If you want to avoid a GIS extension, I adapted the functions from this post to postgres sql:
create or replace function change_in_lat(miles numeric)
returns double precision as $$
with v as (select
3960.0 as earth_radius,
180 / pi() as radians_to_degrees
) select ( miles / earth_radius ) * radians_to_degrees from v;
$$ language sql
returns null on null input;
create or replace function change_in_long(lat numeric, miles numeric)
returns double precision as $$
with v as (select
3960.0 as earth_radius,
pi() / 180 as degrees_to_radians,
180 / pi() as radians_to_degrees
) select (
miles / (earth_radius * cos(lat * degrees_to_radians))
) * radians_to_degrees from v;
$$ language sql
returns null on null input;
using those you can do some surrounding-square queries:
--find all "a"s within 25 miles of any "b"
select * from a join b on (
a.gpslat between
b.gpslat - change_in_lat(25) and b.gpslat + change_in_lat(25)
and a.gpslong between
b.gpslong - change_in_long(b.gpslat::numeric, 25)
and b.gpslong + change_in_long(b.gpslat::numeric, 25)
);
if you used it frequently enough I'm sure turning the between statements into a single function would be easy. I never did any actual "within radius" queries with this though.
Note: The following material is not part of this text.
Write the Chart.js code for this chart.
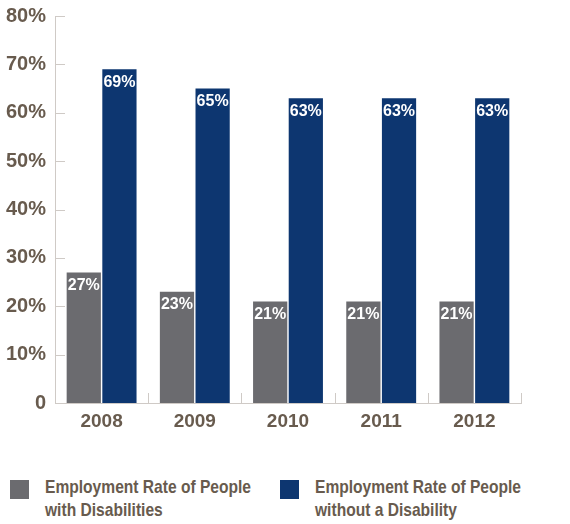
<!DOCTYPE html>
<html>
<head>
<meta charset="utf-8">
<script src="https://cdn.jsdelivr.net/npm/chart.js@4"></script>
<style>
  body { margin: 0; background: #fff; width: 570px; height: 524px; overflow: hidden; }
  #wrap { position: relative; width: 570px; height: 445px; }
  .legend { position: absolute; top: 475px; font-family: "Liberation Sans", Arial, sans-serif;
    font-weight: bold; font-size: 19px; line-height: 23px; color: #685b4e; }
  .legend .box { position: absolute; left: 0; top: 5px; width: 19px; height: 19px; }
  .legend .txt { position: absolute; left: 35px; top: 0; white-space: nowrap; transform: scaleX(0.82); transform-origin: left top; }
</style>
</head>
<body>
<div id="wrap"><canvas id="grafico" width="570" height="445"></canvas></div>
<div class="legend" style="left:10px"><div class="box" style="background:#6b6b6f"></div><div class="txt">Employment Rate of People<br>with Disabilities</div></div>
<div class="legend" style="left:280px"><div class="box" style="background:#0d3670"></div><div class="txt">Employment Rate of People<br>without a Disability</div></div>
<script>
// Datos
const anios = ["2008", "2009", "2010", "2011", "2012"];
const conDiscapacidad = [27, 23, 21, 21, 21];
const sinDiscapacidad = [69, 65, 63, 63, 63];
const ticksY = [0, 10, 20, 30, 40, 50, 60, 70, 80];

const fuente = '"Liberation Sans", Arial, sans-serif';
const marron = '#685b4e';
const gris = '#cfcac6';

// etiquetas blancas dentro de las barras
const etiquetas = {
  id: 'etiquetas',
  afterDatasetsDraw(chart) {
    const ctx = chart.ctx;
    ctx.save();
    ctx.fillStyle = '#fff';
    ctx.font = 'bold 16px ' + fuente;
    ctx.textAlign = 'center';
    ctx.textBaseline = 'top';
    chart.data.datasets.forEach((ds, i) => {
      chart.getDatasetMeta(i).data.forEach((bar, j) => {
        ctx.fillText(ds.data[j] + '%', bar.x, bar.y + 5);
      });
    });
    ctx.restore();
  }
};

// marcas cortas hacia adentro
const marcas = {
  id: 'marcas',
  afterDraw(chart) {
    const ctx = chart.ctx;
    const a = chart.chartArea;
    const y = chart.scales.y;
    ctx.save();
    ctx.strokeStyle = gris;
    ctx.lineWidth = 1;
    ctx.beginPath();
    ticksY.forEach(v => {
      const py = Math.round(y.getPixelForValue(v)) + 0.5;
      ctx.moveTo(a.left, py); ctx.lineTo(a.left + 10, py);
    });
    const paso = (a.right - a.left) / anios.length;
    for (let i = 1; i <= anios.length; i++) {
      const px = Math.round(a.left + paso * i) + 0.5;
      ctx.moveTo(px, a.bottom); ctx.lineTo(px, a.bottom - 10);
    }
    ctx.stroke();
    ctx.restore();
  }
};

new Chart(document.getElementById('grafico'), {
  type: 'bar',
  data: {
    labels: anios,
    datasets: [
      { label: 'Employment Rate of People with Disabilities', data: conDiscapacidad, backgroundColor: '#6b6b6f' },
      { label: 'Employment Rate of People without a Disability', data: sinDiscapacidad, backgroundColor: '#0d3670' }
    ]
  },
  options: {
    responsive: false,
    animation: false,
    layout: { padding: { top: 16, right: 49 } },
    categoryPercentage: 0.765,
    barPercentage: 0.96,
    plugins: { legend: { display: false }, tooltip: { enabled: false } },
    scales: {
      x: {
        grid: { display: false, drawTicks: false },
        border: { color: gris },
        ticks: { color: marron, font: { family: fuente, weight: 'bold', size: 19 }, padding: 7 },
        afterFit: s => { s.height = 42; }
      },
      y: {
        min: 0, max: 80,
        grid: { display: false, drawTicks: false },
        border: { color: gris },
        afterBuildTicks: s => { s.ticks = ticksY.map(v => ({ value: v })); },
        ticks: {
          color: marron, padding: 9,
          font: { family: fuente, weight: 'bold', size: 20 },
          callback: v => v === 0 ? '0' : v + '%'
        },
        afterFit: s => { s.width = 55; s.paddingTop = 0; s.paddingBottom = 0; }
      }
    }
  },
  plugins: [etiquetas, marcas]
});
</script>
</body>
</html>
For anything more complicated, you'll probably want a GIS extension like other answers have said. PostGIS is good, but I found a lot of the gis-specific functions can be hard to get right, and unless you utilize bounding-box indices your spacial queries might take a day if your data set is large enough. But the tradeoff in complexity is definitely worth it for all the fancy things, like outputting your data in geojson format, etc.